Commentary
Global equity markets finished in positive territory in November.
Investors look to central banks to pilot a soft landing
Global equity markets rallied sharply in November. Signs of slowing inflation in the U.S. and Canada spurred investors’ optimism that the Fed and BoC won’t need to raise interest rates further and that these economies could be primed for a “soft landing,” in which growth and inflation slow but the economy does not enter a recession. Developed markets outperformed their emerging-market counterparts for the month.
The Nordic countries were the strongest performers among developed markets in November, led by Sweden. The Pacific ex Japan region was the primary market laggard due mainly to underperformance in Singapore and Hong Kong. Latin America posted a double-digit gain and was the top-performing region within the emerging markets during the month due primarily to strength in Brazil. In contrast, the Gulf Cooperation Council (GCC) countries—Bahrain, Kuwait, Oman, Qatar, Saudi Arabia, and the United Arab Emirates—saw a less significant upturn and comprised the weakest-performing emerging-market region during the month.
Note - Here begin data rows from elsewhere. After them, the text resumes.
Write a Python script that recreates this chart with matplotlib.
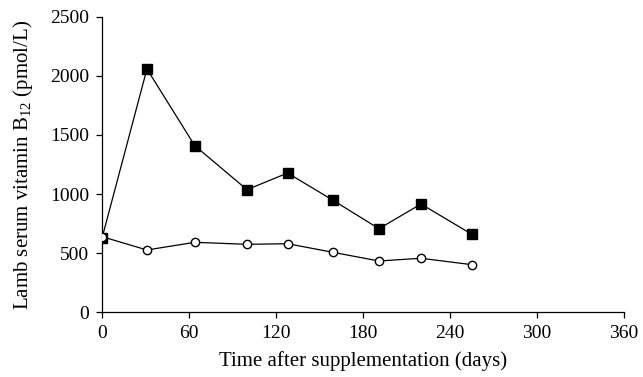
import matplotlib
matplotlib.use("Agg")
import matplotlib.pyplot as plt

days = [0, 31, 64, 100, 128, 159, 191, 220, 255]
supplemented = [626, 2058, 1409, 1037, 1178, 950, 707, 916, 660]
control = [640, 527, 592, 575, 580, 508, 434, 457, 403]
x_ticks = [0, 60, 120, 180, 240, 300, 360]
y_ticks = [0, 500, 1000, 1500, 2000, 2500]

plt.rcParams['font.family'] = ['Liberation Serif', 'DejaVu Serif']
plt.rcParams['mathtext.fontset'] = 'custom'
plt.rcParams['mathtext.rm'] = 'Liberation Serif'

fig = plt.figure(figsize=(6.43, 3.77), dpi=100)
ax = fig.add_axes([0.1586, 0.1716, 0.9705 - 0.1586, 0.9557 - 0.1716])

ax.plot(days, supplemented, color='black', lw=0.9, marker='s', ms=7.2,
        mfc='black', mec='black', zorder=3)
ax.plot(days, control, color='black', lw=0.9, marker='o', ms=6.0,
        mfc='white', mec='black', mew=1.0, zorder=4)

ax.set_xlim(0, 360)
ax.set_ylim(0, 2500)
ax.set_xticks(x_ticks)
ax.set_yticks(y_ticks)
for s in ['top', 'right']:
    ax.spines[s].set_visible(False)
for s in ['left', 'bottom']:
    ax.spines[s].set_linewidth(0.9)
ax.tick_params(direction='out', length=4, width=0.9, labelsize=14, colors='black', pad=5)
ax.set_xlabel('Time after supplementation (days)', fontsize=15, labelpad=7)
ax.set_ylabel(r'Lamb serum vitamin $\mathrm{B}_{12}$ (pmol/L)', fontsize=15, labelpad=11)

fig.savefig('out.png', dpi=100)
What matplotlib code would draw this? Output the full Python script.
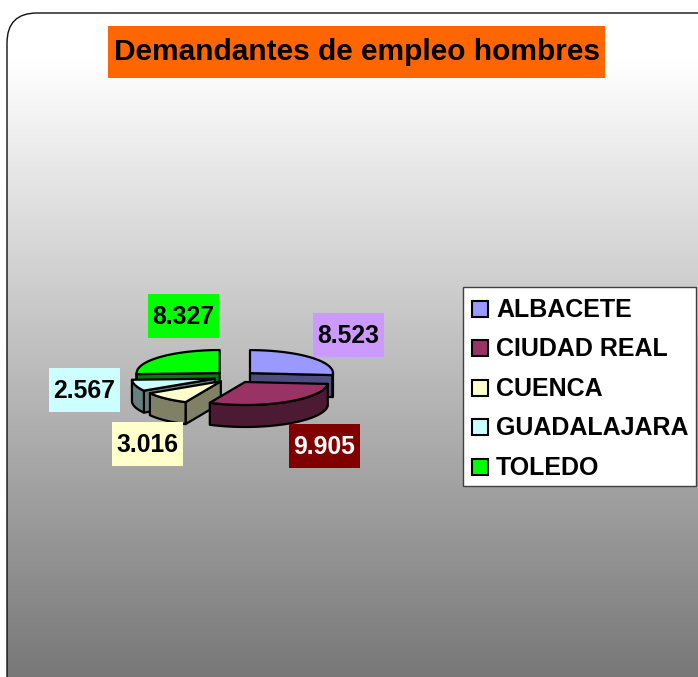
"""
Demandantes de empleo hombres - exploded 3D pie with legend
"""
import matplotlib
matplotlib.use('Agg')
import matplotlib.pyplot as plt
import numpy as np
from matplotlib.patches import Polygon, Rectangle, FancyBboxPatch

# ------------------------------------------------------------------ data
provinces = ['ALBACETE', 'CIUDAD REAL', 'CUENCA', 'GUADALAJARA', 'TOLEDO']
demand    = [8523, 9905, 3016, 2567, 8327]
top_cols  = ['#9999FF', '#993366', '#FFFFCC', '#CCFFFF', '#00FF00']
lab_cols  = ['#CC99FF', '#800000', '#FFFFCC', '#CCFFFF', '#00FF00']
lab_text  = ['black', 'white', 'black', 'black', 'black']
title     = 'Demandantes de empleo hombres'

# ------------------------------------------------------------------ layout (pixels)
W, H = 698, 677
CX, CY = 234.7, 377.0        # pie centre
RX, RY = 83.0, 23.0          # ellipse radii of the top face
DEPTH = 22.0                 # thickness of the pie
EXPLODE = 0.25               # explode distance relative to radius
lab_pos = [(348.5, 335), (324, 445.5), (147.5, 443.5), (84, 389.5), (183.5, 316)]
lab_w, lab_h = 71, 44
FONT = 'Liberation Sans'

plt.rcParams['font.family'] = [FONT, 'DejaVu Sans']
fig = plt.figure(figsize=(W / 100, H / 100), dpi=100)
ax = fig.add_axes([0, 0, 1, 1])
ax.set_xlim(0, W)
ax.set_ylim(H, 0)
ax.axis('off')

# rounded frame with vertical grey gradient
frame = FancyBboxPatch((7, 13), W + 40, H + 40, boxstyle='round,pad=0,rounding_size=30',
                       fc='none', ec='#101010', lw=1.0, zorder=2)
ax.add_patch(frame)
rows = np.linspace(13, H + 53, 400)
grey = np.clip(255 - (rows - 60) * (135.0 / (H - 60)), 0, 255) / 255.0
grey = np.minimum(grey, 1.0)
img = np.dstack([grey, grey, grey])[:, None, :].reshape(len(rows), 1, 3)
im = ax.imshow(img, extent=(7, W + 47, H + 53, 13), origin='upper', aspect='auto',
               interpolation='bilinear', zorder=1)
im.set_clip_path(frame)

# title
ax.add_patch(Rectangle((108, 26), 497, 52, fc='#FF6600', ec='none', zorder=3))
ax.text(357, 52, title, ha='center', va='center', fontsize=21.5, fontweight='bold',
        color='black', zorder=4)


# ------------------------------------------------------------------ 3D pie
def darker(c, f=0.5):
    r, g, b = matplotlib.colors.to_rgb(c)
    return (r * f, g * f, b * f)


def rim(ax0, ay0, angs, dy=0.0):
    a = np.radians(angs)
    return np.column_stack([ax0 + RX * np.cos(a), ay0 - RY * np.sin(a) + dy])


vals = np.asarray(demand, dtype=float)
cum = np.concatenate([[0], np.cumsum(vals)]) / vals.sum()
starts = 90 - cum[:-1] * 360     # clockwise from 12 o'clock
ends = 90 - cum[1:] * 360

slices = []
for i in range(len(vals)):
    a1, a2 = ends[i], starts[i]   # counter-clockwise range
    mid = 0.5 * (a1 + a2)
    apx = CX + EXPLODE * RX * np.cos(np.radians(mid))
    apy = CY - EXPLODE * RY * np.sin(np.radians(mid))
    slices.append((np.sin(np.radians(mid)), i, a1, a2, apx, apy))

slices.sort(key=lambda s: -s[0])   # back to front
z = 10
kw = dict(ec='black', lw=1.6, joinstyle='round')
for _, i, a1, a2, apx, apy in slices:
    side = darker(top_cols[i])
    # radial faces that face the viewer
    for a, vis in ((a1, np.cos(np.radians(a1)) > 0), (a2, np.cos(np.radians(a2)) < 0)):
        if vis:
            p = rim(apx, apy, [a])[0]
            face = [(apx, apy), tuple(p), (p[0], p[1] + DEPTH), (apx, apy + DEPTH)]
            ax.add_patch(Polygon(face, closed=True, fc=side, zorder=z, **kw))
            z += 1
    # outer wall, front half only
    lo, hi = max(a1, -180), min(a2, 0)
    if hi > lo:
        angs = np.linspace(lo, hi, 60)
        top = rim(apx, apy, angs)
        bot = rim(apx, apy, angs[::-1], DEPTH)
        ax.add_patch(Polygon(np.vstack([top, bot]), closed=True, fc=side, zorder=z, **kw))
        z += 1
    # top face
    angs = np.linspace(a1, a2, 120)
    pts = np.vstack([[apx, apy], rim(apx, apy, angs)])
    ax.add_patch(Polygon(pts, closed=True, fc=top_cols[i], zorder=z, **kw))
    z += 1

# data labels
for i, (lx, ly) in enumerate(lab_pos):
    ax.add_patch(Rectangle((lx - lab_w / 2, ly - lab_h / 2), lab_w, lab_h,
                           fc=lab_cols[i], ec='none', zorder=50))
    ax.text(lx, ly + 1, f'{demand[i]:,}'.replace(',', '.'), ha='center', va='center',
            fontsize=17.8, fontweight='bold', color=lab_text[i], zorder=51)

# legend
ax.add_patch(Rectangle((463, 287), 233, 199, fc='white', ec='#404040', lw=1.0, zorder=50))
for k, name in enumerate(provinces):
    yy = 309 + k * 39.4
    ax.add_patch(Rectangle((472, yy - 8), 16, 16, fc=top_cols[k], ec='black', lw=1.5, zorder=51))
    ax.text(496, yy + 1, name, ha='left', va='center', fontsize=18, fontweight='bold',
            color='black', zorder=51)

fig.savefig('out.png', dpi=100)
Global fixed-income assets, as represented by the Bloomberg Global Aggregate Bond Index, gained 5.0% in November. Corporate bonds were the top performers within the U.S. market for the month, while U.S. Treasury securities saw relatively smaller gains and were the most notable market laggards. Treasury yields moved lower for all maturities of three months or longer. Yields on 2-, 3-, 5- and 10-year Treasury notes decreased 0.34%, 0.42%, and 0.51%, respectively, over the month. The spread between 10- and 2-year notes moved from –0.19% to –0.36% during the month, further inverting the yield curve. Canadian bonds largely followed suit.
The minutes of the Fed’s October 31-November 1 meeting indicated that the central bank most likely will maintain the federal-funds rate at the current range of 5.25% to 5.50% in the near term. The Federal Open Market Committee (FOMC) meeting participants agreed that they were ”in a position to proceed carefully and that policy decisions at every meeting would continue to be based on the totality of incoming information and its implications for the economic outlook as well as the balance of risks.” However, the FOMC members acknowledged that “further tightening of monetary policy would be appropriate if incoming information indicated that progress toward the Committee’s inflation objective was insufficient.” The FOMC also noted that “data arriving in coming months would help clarify the extent to which the disinflation process was continuing, aggregate demand was moderating in the face of tighter financial and credit conditions, and labour markets were reaching a better balance between demand and supply.”
On the geopolitical front, a one-week ceasefire in the military conflict between Israel and Hamas expired on November 30, after the two sides could not reach an agreement on an extension. The truce had led to several hostage and prisoner exchanges between Israel and Hamas. Each side blamed the other for the failure to extend the ceasefire, and fighting resumed following the expiration of the truce. Elsewhere, President Joe Biden and China’s President Xi Jinping met in California on November 15. The leaders of the world’s two largest economies agreed to resume military communications in an effort to improve relations between the countries amid speculation about China’s intention to invade Taiwan, as well as the Xi administration’s support of Russia in its ongoing conflict with Ukraine. At a news conference following the meeting, Biden noted that he and Xi had agreed that if there were concerns about “anything between our nations, or happening in our region, we should pick up the phone and call.”
Global commodity prices, as measured by the Bloomberg Commodity Total Return Index, declined in November. The West Texas Intermediate (WTI) and Brent crude oil prices fell 6.2% and 4.9%, respectively, due to a significant increase in production in the U.S. and weakening global demand, particularly from China. The New York Mercantile Exchange (NYMEX) natural gas price tumbled 27% over the month due to an increase in inventories and forecasts for above-average winter temperatures in the U.S. On the positive side, the gold spot price rose 3.2% in November, bolstered by a decline in U.S. Treasury yields, as well as higher demand spurred by investors’ hopes that the Fed may begin to ease monetary policy sooner than previously anticipated. Wheat prices were up 7.5% in November attributable to a reduction in exports from Ukraine, along with a delayed harvest in France due to above-average rainfall.